During the conference, the lawyer claimed Samuel Adams Mahama was the Intermediary 5 stated in the Airbus scandal which took place between 2009 and 2015. This intermediary 5 was named to be the brother of the yet to be known government official 1.

The NPP stalwart further called on former President Mahama to come out publicly to speak on the issue levelled against him.

In responding to the claim made by the NPP stalwart, the National Communications Director of the NDC stated that "no serious-minded person would draw conclusions based on conjecture and wilful misinterpretation of the approved judgement of the UK Crown Court".

He emphasised that "no ex-government official of Ghana is cited in any part of the approved judgements for receiving a bribe or committing any offence. In fact, not even the unnamed government official 1 is cited in the report or approved judgement for demanding or receiving a bribe".

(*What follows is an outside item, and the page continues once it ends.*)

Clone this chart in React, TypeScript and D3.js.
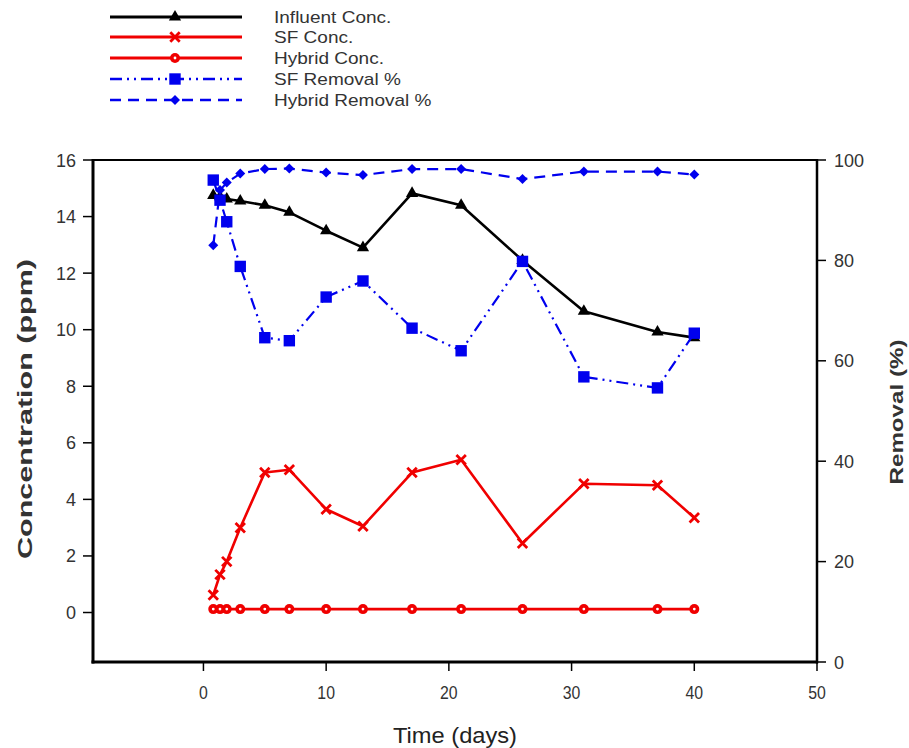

Sammy Gyamfi, therefore, asked Ghanaians to treat with contempt Yaw Buaben Asamoa's "pathetic and reckless" statements levelled against Mahama on the now famous Airbus scandal.

On January 21, 2020, the Crown Court of England in Southwark fined aeroplane manufacturer Airbus over £3 billion after a Differed Prosecution Agreement was reached between the Serious Fraud Office and Airbus SE, a subsidiary of Airbus, after investigations revealed the company had engaged in a scheme which involved bribing its way to lucrative contracts in countries such as Malaysia, Sri Lanka, Taiwan, Indonesia, and Ghana.

In the case of Ghana, it was revealed that the company in a bid to obtain and maintain contracts with the government, either bribed or agreed to bribe intermediaries with close links to a high-ranking state official, who was said to have an influence over the country’s aircraft purchase plans between 2011 and 2015.